What to do ▸ Would you transcribe the listing that follows, character for character, and omit its images?
────────
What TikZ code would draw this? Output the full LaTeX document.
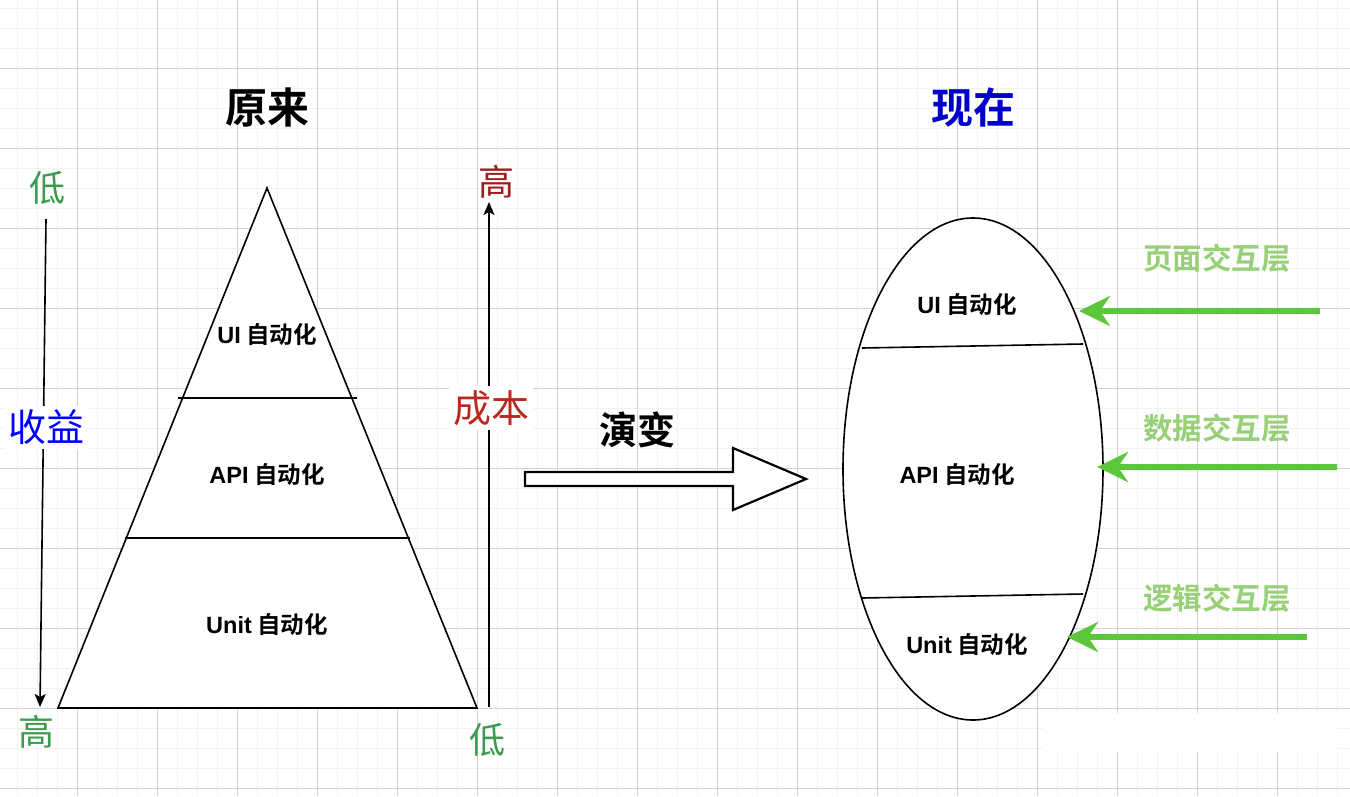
\documentclass[tikz,border=0pt]{standalone}
\usepackage{fontspec}
\setmainfont{Noto Sans CJK SC}[BoldFont={Noto Sans CJK SC Bold}]
\newfontfamily\lat{Liberation Sans}
\usetikzlibrary{arrows.meta,shapes.geometric}
\definecolor{gridminor}{HTML}{F2F2F2}
\definecolor{gridmajor}{HTML}{D2D2D2}
\definecolor{lowgreen}{HTML}{3D9A50}
\definecolor{costred}{HTML}{B8281E}
\definecolor{highred}{HTML}{A01E1E}
\definecolor{nowblue}{HTML}{0000CC}
\definecolor{gainblue}{HTML}{0000FF}
\definecolor{arrowgreen}{HTML}{5CC73A}
\definecolor{layergreen}{HTML}{97D077}
\tikzset{
  titletext/.style={font=\fontsize{42}{48}\selectfont\bfseries, inner sep=0pt},
  endtext/.style={font=\fontsize{36}{40}\selectfont, inner sep=0pt, text=lowgreen},
  axislabel/.style={font=\fontsize{38}{44}\selectfont, fill=white, inner sep=4pt},
  layertext/.style={font=\fontsize{23.5}{28}\selectfont\bfseries, inner sep=0pt},
  intertext/.style={font=\fontsize{29.5}{34}\selectfont\bfseries, text=layergreen, inner sep=0pt},
  axisarrow/.style={line width=1.6pt, -{Stealth[length=13pt,width=11pt,inset=3pt]}},
  greenarrow/.style={line width=6pt, draw=arrowgreen, -{Stealth[length=31pt,width=30pt,inset=10pt]}},
  shapeline/.style={line width=1.6pt},
}
\newcommand{\lt}[1]{{\lat\bfseries #1}}
\begin{document}
\begin{tikzpicture}[x=1pt,y=-1pt]
\useasboundingbox (0,0) rectangle (1350,796);
\fill[white] (0,0) rectangle (1350,796);
% grid
\foreach \i in {0,...,66} \draw[gridminor, line width=1pt] ({17+20*\i},0) -- ({17+20*\i},796);
\foreach \j in {0,...,39} \draw[gridminor, line width=1pt] (0,{8+20*\j}) -- (1350,{8+20*\j});
\foreach \i in {0,...,15} \draw[gridmajor, line width=1pt] ({77+80*\i},0) -- ({77+80*\i},796);
\foreach \j in {0,...,9} \draw[gridmajor, line width=1pt] (0,{68+80*\j}) -- (1350,{68+80*\j});
\fill[white] (1043,713) rectangle (1338,752);

% titles
\node[titletext] (t1) at (267,108) {原来};
\node[titletext, text=nowblue] (t2) at (973,108) {现在};

% left axis
\node[endtext] (lowL) at (47,188) {低};
\node[endtext] (highL) at (37,732) {高};
\coordinate (la1) at (46,219);
\coordinate (la2) at (40,707);
\draw[axisarrow] (la1) -- (la2);
\node[axislabel, text=gainblue] (gain) at (47,427) {收益};

% right axis
\node[endtext, text=highred] (highR) at (496,182) {高};
\node[endtext] (lowR) at (487,740) {低};
\coordinate (ra1) at (489,707);
\coordinate (ra2) at (489,202);
\draw[axisarrow] (ra1) -- (ra2);
\node[axislabel, text=costred] (cost) at (491,408) {成本};

% pyramid
\coordinate (apex) at (267,188);
\coordinate (bl) at (58,708);
\coordinate (br) at (477,708);
\draw[shapeline, fill=white, line join=miter] (apex) -- (br) -- (bl) -- cycle;
\coordinate (p1l) at (178,398);
\coordinate (p1r) at (357,398);
\coordinate (p2l) at (125,538);
\coordinate (p2r) at (410,538);
\draw[shapeline] (p1l) -- (p1r);
\draw[shapeline] (p2l) -- (p2r);
\node[layertext] (pui) at (267,335) {\lt{UI} 自动化};
\node[layertext] (papi) at (267,475) {\lt{API} 自动化};
\node[layertext] (punit) at (267,625) {\lt{Unit} 自动化};

% evolution arrow
\node[titletext, font=\fontsize{38}{44}\selectfont\bfseries] (evo) at (637,430) {演变};
\draw[line width=2.2pt, fill=white, line join=miter]
  (525,472) -- (733,472) -- (733,448) -- (806,479) -- (733,510) -- (733,486) -- (525,486) -- cycle;

% ellipse
\node[ellipse, draw, shapeline, fill=white, minimum width=260pt, minimum height=502pt, inner sep=0pt] (ell) at (973,469) {};
\coordinate (e1l) at (862,348);
\coordinate (e1r) at (1083,344);
\coordinate (e2l) at (862,598);
\coordinate (e2r) at (1083,594);
\draw[shapeline] (e1l) -- (e1r);
\draw[shapeline] (e2l) -- (e2r);
\node[layertext] (eui) at (967,305) {\lt{UI} 自动化};
\node[layertext] (eapi) at (957,475) {\lt{API} 自动化};
\node[layertext] (eunit) at (967,645) {\lt{Unit} 自动化};

% interaction layers
\node[intertext] (l1) at (1217,258) {页面交互层};
\node[intertext] (l2) at (1217,428) {数据交互层};
\node[intertext] (l3) at (1217,598) {逻辑交互层};
\coordinate (g1s) at (1320,311);
\coordinate (g1e) at (1079,311);
\coordinate (g2s) at (1337,467);
\coordinate (g2e) at (1097,467);
\coordinate (g3s) at (1307,637);
\coordinate (g3e) at (1067,637);
\draw[greenarrow] (g1s) -- (g1e);
\draw[greenarrow] (g2s) -- (g2e);
\draw[greenarrow] (g3s) -- (g3e);
\end{tikzpicture}
\end{document}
────────
Task output ▸
What TikZ code would draw this? Output the full LaTeX document.
\documentclass[tikz,border=0pt]{standalone}
\usepackage{fontspec}
\setmainfont{Noto Sans CJK SC}[BoldFont={Noto Sans CJK SC Bold}]
\newfontfamily\lat{Liberation Sans}
\usetikzlibrary{arrows.meta,shapes.geometric}
\definecolor{gridminor}{HTML}{F2F2F2}
\definecolor{gridmajor}{HTML}{D2D2D2}
\definecolor{lowgreen}{HTML}{3D9A50}
\definecolor{costred}{HTML}{B8281E}
\definecolor{highred}{HTML}{A01E1E}
\definecolor{nowblue}{HTML}{0000CC}
\definecolor{gainblue}{HTML}{0000FF}
\definecolor{arrowgreen}{HTML}{5CC73A}
\definecolor{layergreen}{HTML}{97D077}
\tikzset{
  titletext/.style={font=\fontsize{42}{48}\selectfont\bfseries, inner sep=0pt},
  endtext/.style={font=\fontsize{36}{40}\selectfont, inner sep=0pt, text=lowgreen},
  axislabel/.style={font=\fontsize{38}{44}\selectfont, fill=white, inner sep=4pt},
  layertext/.style={font=\fontsize{23.5}{28}\selectfont\bfseries, inner sep=0pt},
  intertext/.style={font=\fontsize{29.5}{34}\selectfont\bfseries, text=layergreen, inner sep=0pt},
  axisarrow/.style={line width=1.6pt, -{Stealth[length=13pt,width=11pt,inset=3pt]}},
  greenarrow/.style={line width=6pt, draw=arrowgreen, -{Stealth[length=31pt,width=30pt,inset=10pt]}},
  shapeline/.style={line width=1.6pt},
}
\newcommand{\lt}[1]{{\lat\bfseries #1}}
\begin{document}
\begin{tikzpicture}[x=1pt,y=-1pt]
\useasboundingbox (0,0) rectangle (1350,796);
\fill[white] (0,0) rectangle (1350,796);
% grid
\foreach \i in {0,...,66} \draw[gridminor, line width=1pt] ({17+20*\i},0) -- ({17+20*\i},796);
\foreach \j in {0,...,39} \draw[gridminor, line width=1pt] (0,{8+20*\j}) -- (1350,{8+20*\j});
\foreach \i in {0,...,15} \draw[gridmajor, line width=1pt] ({77+80*\i},0) -- ({77+80*\i},796);
\foreach \j in {0,...,9} \draw[gridmajor, line width=1pt] (0,{68+80*\j}) -- (1350,{68+80*\j});
\fill[white] (1043,713) rectangle (1338,752);

% titles
\node[titletext] (t1) at (267,108) {原来};
\node[titletext, text=nowblue] (t2) at (973,108) {现在};

% left axis
\node[endtext] (lowL) at (47,188) {低};
\node[endtext] (highL) at (37,732) {高};
\coordinate (la1) at (46,219);
\coordinate (la2) at (40,707);
\draw[axisarrow] (la1) -- (la2);
\node[axislabel, text=gainblue] (gain) at (47,427) {收益};

% right axis
\node[endtext, text=highred] (highR) at (496,182) {高};
\node[endtext] (lowR) at (487,740) {低};
\coordinate (ra1) at (489,707);
\coordinate (ra2) at (489,202);
\draw[axisarrow] (ra1) -- (ra2);
\node[axislabel, text=costred] (cost) at (491,408) {成本};

% pyramid
\coordinate (apex) at (267,188);
\coordinate (bl) at (58,708);
\coordinate (br) at (477,708);
\draw[shapeline, fill=white, line join=miter] (apex) -- (br) -- (bl) -- cycle;
\coordinate (p1l) at (178,398);
\coordinate (p1r) at (357,398);
\coordinate (p2l) at (125,538);
\coordinate (p2r) at (410,538);
\draw[shapeline] (p1l) -- (p1r);
\draw[shapeline] (p2l) -- (p2r);
\node[layertext] (pui) at (267,335) {\lt{UI} 自动化};
\node[layertext] (papi) at (267,475) {\lt{API} 自动化};
\node[layertext] (punit) at (267,625) {\lt{Unit} 自动化};

% evolution arrow
\node[titletext, font=\fontsize{38}{44}\selectfont\bfseries] (evo) at (637,430) {演变};
\draw[line width=2.2pt, fill=white, line join=miter]
  (525,472) -- (733,472) -- (733,448) -- (806,479) -- (733,510) -- (733,486) -- (525,486) -- cycle;

% ellipse
\node[ellipse, draw, shapeline, fill=white, minimum width=260pt, minimum height=502pt, inner sep=0pt] (ell) at (973,469) {};
\coordinate (e1l) at (862,348);
\coordinate (e1r) at (1083,344);
\coordinate (e2l) at (862,598);
\coordinate (e2r) at (1083,594);
\draw[shapeline] (e1l) -- (e1r);
\draw[shapeline] (e2l) -- (e2r);
\node[layertext] (eui) at (967,305) {\lt{UI} 自动化};
\node[layertext] (eapi) at (957,475) {\lt{API} 自动化};
\node[layertext] (eunit) at (967,645) {\lt{Unit} 自动化};

% interaction layers
\node[intertext] (l1) at (1217,258) {页面交互层};
\node[intertext] (l2) at (1217,428) {数据交互层};
\node[intertext] (l3) at (1217,598) {逻辑交互层};
\coordinate (g1s) at (1320,311);
\coordinate (g1e) at (1079,311);
\coordinate (g2s) at (1337,467);
\coordinate (g2e) at (1097,467);
\coordinate (g3s) at (1307,637);
\coordinate (g3e) at (1067,637);
\draw[greenarrow] (g1s) -- (g1e);
\draw[greenarrow] (g2s) -- (g2e);
\draw[greenarrow] (g3s) -- (g3e);
\end{tikzpicture}
\end{document}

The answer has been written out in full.